--- Task goal ---
All of the data should be repeated exactly; pictures are not part of the copy.

--- Source excerpt ---
########

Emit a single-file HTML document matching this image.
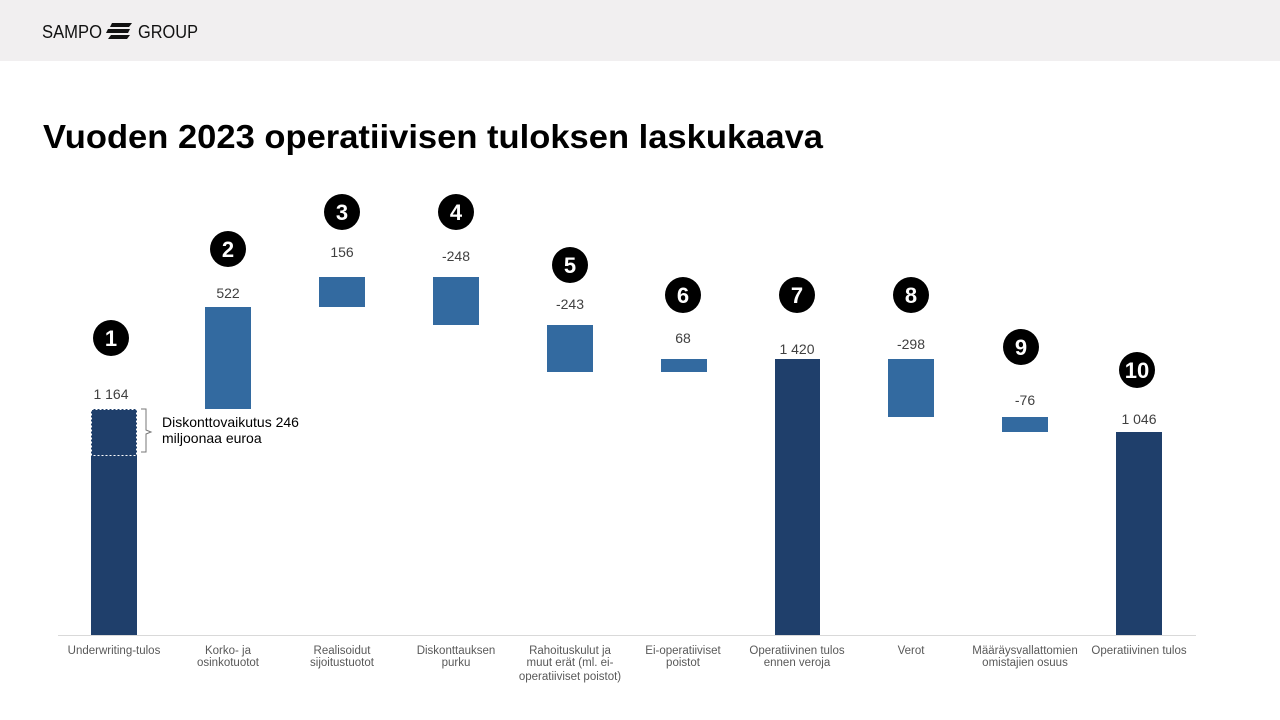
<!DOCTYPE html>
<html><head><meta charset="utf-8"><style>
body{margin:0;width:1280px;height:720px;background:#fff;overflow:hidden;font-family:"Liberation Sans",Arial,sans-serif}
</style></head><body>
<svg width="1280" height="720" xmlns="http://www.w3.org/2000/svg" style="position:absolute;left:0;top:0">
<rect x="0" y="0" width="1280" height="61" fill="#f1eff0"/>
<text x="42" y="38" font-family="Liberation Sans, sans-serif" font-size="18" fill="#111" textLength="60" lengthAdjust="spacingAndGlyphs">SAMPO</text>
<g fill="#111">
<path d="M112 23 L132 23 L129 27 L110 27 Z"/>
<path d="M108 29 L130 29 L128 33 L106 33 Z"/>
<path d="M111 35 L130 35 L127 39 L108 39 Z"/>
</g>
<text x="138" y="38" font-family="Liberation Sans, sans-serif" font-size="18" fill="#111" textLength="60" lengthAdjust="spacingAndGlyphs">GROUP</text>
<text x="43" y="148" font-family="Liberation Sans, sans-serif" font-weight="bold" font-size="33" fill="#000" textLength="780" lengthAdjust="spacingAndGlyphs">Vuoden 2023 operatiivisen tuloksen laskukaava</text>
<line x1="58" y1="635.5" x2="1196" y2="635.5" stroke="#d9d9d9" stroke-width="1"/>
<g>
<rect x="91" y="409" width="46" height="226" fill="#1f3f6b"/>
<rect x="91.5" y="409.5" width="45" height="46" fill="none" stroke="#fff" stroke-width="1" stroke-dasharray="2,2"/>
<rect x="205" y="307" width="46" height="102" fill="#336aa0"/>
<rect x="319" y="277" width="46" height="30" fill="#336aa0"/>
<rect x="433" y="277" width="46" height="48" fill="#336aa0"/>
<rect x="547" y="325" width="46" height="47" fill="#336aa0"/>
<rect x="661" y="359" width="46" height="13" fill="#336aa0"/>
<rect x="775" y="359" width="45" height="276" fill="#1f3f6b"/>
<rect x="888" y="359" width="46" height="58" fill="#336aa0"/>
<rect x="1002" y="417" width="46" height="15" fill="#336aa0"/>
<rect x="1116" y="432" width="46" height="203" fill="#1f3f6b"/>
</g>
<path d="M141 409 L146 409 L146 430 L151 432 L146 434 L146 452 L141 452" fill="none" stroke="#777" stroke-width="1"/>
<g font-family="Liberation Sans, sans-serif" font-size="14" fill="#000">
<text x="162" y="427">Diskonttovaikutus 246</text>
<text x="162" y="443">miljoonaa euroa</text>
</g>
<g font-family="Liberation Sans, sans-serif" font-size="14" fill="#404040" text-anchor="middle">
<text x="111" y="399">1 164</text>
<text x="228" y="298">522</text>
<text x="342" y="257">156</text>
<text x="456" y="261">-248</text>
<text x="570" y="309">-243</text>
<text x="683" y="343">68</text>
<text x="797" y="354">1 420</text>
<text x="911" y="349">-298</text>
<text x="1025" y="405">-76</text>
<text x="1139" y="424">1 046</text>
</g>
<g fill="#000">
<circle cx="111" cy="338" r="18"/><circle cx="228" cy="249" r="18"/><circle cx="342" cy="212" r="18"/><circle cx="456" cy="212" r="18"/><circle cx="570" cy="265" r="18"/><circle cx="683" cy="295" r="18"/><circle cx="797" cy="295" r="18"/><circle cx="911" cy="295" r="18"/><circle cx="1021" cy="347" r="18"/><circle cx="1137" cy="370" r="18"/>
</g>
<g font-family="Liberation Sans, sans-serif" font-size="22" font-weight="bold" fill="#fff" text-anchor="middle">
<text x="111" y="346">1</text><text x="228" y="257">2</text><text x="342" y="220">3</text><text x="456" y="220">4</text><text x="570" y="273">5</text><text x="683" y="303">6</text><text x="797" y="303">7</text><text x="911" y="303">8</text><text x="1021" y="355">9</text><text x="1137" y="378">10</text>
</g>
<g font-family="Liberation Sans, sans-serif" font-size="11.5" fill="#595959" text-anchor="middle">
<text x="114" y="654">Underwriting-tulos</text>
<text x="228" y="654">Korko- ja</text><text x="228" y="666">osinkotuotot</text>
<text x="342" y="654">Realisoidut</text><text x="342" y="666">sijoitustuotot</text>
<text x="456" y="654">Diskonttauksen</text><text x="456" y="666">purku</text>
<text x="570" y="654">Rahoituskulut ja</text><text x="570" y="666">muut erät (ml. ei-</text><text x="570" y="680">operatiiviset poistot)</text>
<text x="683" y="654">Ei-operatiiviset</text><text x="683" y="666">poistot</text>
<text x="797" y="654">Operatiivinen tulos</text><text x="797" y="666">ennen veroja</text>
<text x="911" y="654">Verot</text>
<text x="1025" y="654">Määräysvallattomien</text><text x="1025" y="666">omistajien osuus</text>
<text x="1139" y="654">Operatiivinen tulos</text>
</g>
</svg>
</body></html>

########

--- Answer for this exercise ---
Emit a single-file HTML document matching this image.
<!DOCTYPE html>
<html><head><meta charset="utf-8"><style>
body{margin:0;width:1280px;height:720px;background:#fff;overflow:hidden;font-family:"Liberation Sans",Arial,sans-serif}
</style></head><body>
<svg width="1280" height="720" xmlns="http://www.w3.org/2000/svg" style="position:absolute;left:0;top:0">
<rect x="0" y="0" width="1280" height="61" fill="#f1eff0"/>
<text x="42" y="38" font-family="Liberation Sans, sans-serif" font-size="18" fill="#111" textLength="60" lengthAdjust="spacingAndGlyphs">SAMPO</text>
<g fill="#111">
<path d="M112 23 L132 23 L129 27 L110 27 Z"/>
<path d="M108 29 L130 29 L128 33 L106 33 Z"/>
<path d="M111 35 L130 35 L127 39 L108 39 Z"/>
</g>
<text x="138" y="38" font-family="Liberation Sans, sans-serif" font-size="18" fill="#111" textLength="60" lengthAdjust="spacingAndGlyphs">GROUP</text>
<text x="43" y="148" font-family="Liberation Sans, sans-serif" font-weight="bold" font-size="33" fill="#000" textLength="780" lengthAdjust="spacingAndGlyphs">Vuoden 2023 operatiivisen tuloksen laskukaava</text>
<line x1="58" y1="635.5" x2="1196" y2="635.5" stroke="#d9d9d9" stroke-width="1"/>
<g>
<rect x="91" y="409" width="46" height="226" fill="#1f3f6b"/>
<rect x="91.5" y="409.5" width="45" height="46" fill="none" stroke="#fff" stroke-width="1" stroke-dasharray="2,2"/>
<rect x="205" y="307" width="46" height="102" fill="#336aa0"/>
<rect x="319" y="277" width="46" height="30" fill="#336aa0"/>
<rect x="433" y="277" width="46" height="48" fill="#336aa0"/>
<rect x="547" y="325" width="46" height="47" fill="#336aa0"/>
<rect x="661" y="359" width="46" height="13" fill="#336aa0"/>
<rect x="775" y="359" width="45" height="276" fill="#1f3f6b"/>
<rect x="888" y="359" width="46" height="58" fill="#336aa0"/>
<rect x="1002" y="417" width="46" height="15" fill="#336aa0"/>
<rect x="1116" y="432" width="46" height="203" fill="#1f3f6b"/>
</g>
<path d="M141 409 L146 409 L146 430 L151 432 L146 434 L146 452 L141 452" fill="none" stroke="#777" stroke-width="1"/>
<g font-family="Liberation Sans, sans-serif" font-size="14" fill="#000">
<text x="162" y="427">Diskonttovaikutus 246</text>
<text x="162" y="443">miljoonaa euroa</text>
</g>
<g font-family="Liberation Sans, sans-serif" font-size="14" fill="#404040" text-anchor="middle">
<text x="111" y="399">1 164</text>
<text x="228" y="298">522</text>
<text x="342" y="257">156</text>
<text x="456" y="261">-248</text>
<text x="570" y="309">-243</text>
<text x="683" y="343">68</text>
<text x="797" y="354">1 420</text>
<text x="911" y="349">-298</text>
<text x="1025" y="405">-76</text>
<text x="1139" y="424">1 046</text>
</g>
<g fill="#000">
<circle cx="111" cy="338" r="18"/><circle cx="228" cy="249" r="18"/><circle cx="342" cy="212" r="18"/><circle cx="456" cy="212" r="18"/><circle cx="570" cy="265" r="18"/><circle cx="683" cy="295" r="18"/><circle cx="797" cy="295" r="18"/><circle cx="911" cy="295" r="18"/><circle cx="1021" cy="347" r="18"/><circle cx="1137" cy="370" r="18"/>
</g>
<g font-family="Liberation Sans, sans-serif" font-size="22" font-weight="bold" fill="#fff" text-anchor="middle">
<text x="111" y="346">1</text><text x="228" y="257">2</text><text x="342" y="220">3</text><text x="456" y="220">4</text><text x="570" y="273">5</text><text x="683" y="303">6</text><text x="797" y="303">7</text><text x="911" y="303">8</text><text x="1021" y="355">9</text><text x="1137" y="378">10</text>
</g>
<g font-family="Liberation Sans, sans-serif" font-size="11.5" fill="#595959" text-anchor="middle">
<text x="114" y="654">Underwriting-tulos</text>
<text x="228" y="654">Korko- ja</text><text x="228" y="666">osinkotuotot</text>
<text x="342" y="654">Realisoidut</text><text x="342" y="666">sijoitustuotot</text>
<text x="456" y="654">Diskonttauksen</text><text x="456" y="666">purku</text>
<text x="570" y="654">Rahoituskulut ja</text><text x="570" y="666">muut erät (ml. ei-</text><text x="570" y="680">operatiiviset poistot)</text>
<text x="683" y="654">Ei-operatiiviset</text><text x="683" y="666">poistot</text>
<text x="797" y="654">Operatiivinen tulos</text><text x="797" y="666">ennen veroja</text>
<text x="911" y="654">Verot</text>
<text x="1025" y="654">Määräysvallattomien</text><text x="1025" y="666">omistajien osuus</text>
<text x="1139" y="654">Operatiivinen tulos</text>
</g>
</svg>
</body></html>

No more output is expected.